Если весь народ по утрам вместо гирь будет яму копать, знаете, какая колоссальная экономия будет?! А если другие туда воды накачают и гусей пустят… На каждого получится по два гуся.
Я ж не один день думал!
А этот футбол – двадцать два бугая мяч перекатывают. А если им вместо мяча дать каток, они ж за полтора часа все поле заасфальтируют. А зрители еще по рублю дадут. Бешеные деньги пойдут.
А марафонца видали? Страус. Сорок километров дает бегом. Его кто-нибудь использует? Он же бежит пустой! А если он почту захватит или мешок крупы в область? У нас же составы освободятся. Я уже не говорю про штангистов. Человек полтонны железа поднимает и обратно кладет. Так дайте ему груз, чтоб он его наверх подавал. Бочки с селедкой, раствор, ящики с кирпичом пусть выталкивает. И рекорды ставь: ты – две бочки, я – четыре, чемпион мира – шесть!
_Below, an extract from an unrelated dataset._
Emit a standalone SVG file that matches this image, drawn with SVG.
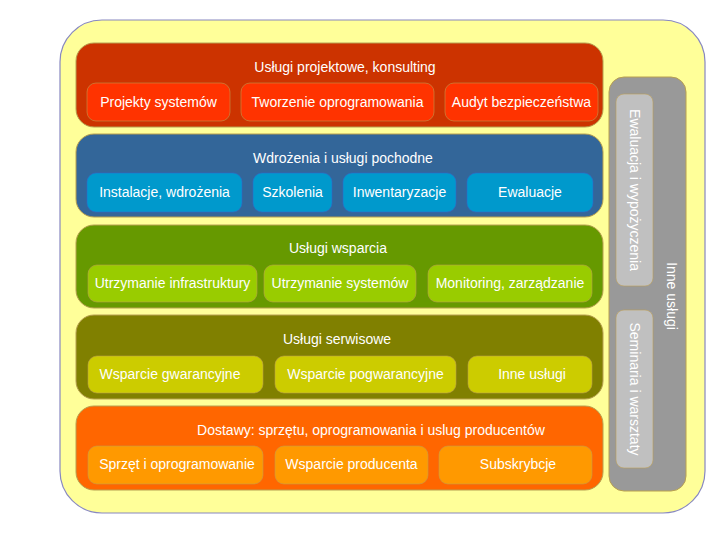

Кто у нас остается? Артисты, художники, ревматики, склеротики и прочий боевой отряд физически недоразвитых людей. Их надо использовать на тонких работах. Вот балерина – крутится. Крутится, крутится, аж в глазах рябит. Прицепить ее к динамо – пусть ток дает в недоразвитые районы. А ты, иллюзионист, у тебя из пустого ведра курица вылетает. Иди, обеспечивай народ курями. Ведра у всех есть, куры не у всех. Тебе каждый спасибо скажет, если честно будешь работать. А писатель пишет. Ходит туда-сюда, обдумывает. Что он там напишет, никому не известно, а пока ходит – прицепить к нему рычаг, пускай воду качает. Хоть какая польза будет…
Вот так каждого использовать. Такое будет! Такое состояние благо. Такой прогресс. Такой урожай. Вместо голубей этих дурных на крышах индюки будут сидеть, и тогда сразу вперед скакнем. Я ж не один день думал, что я, дурак?!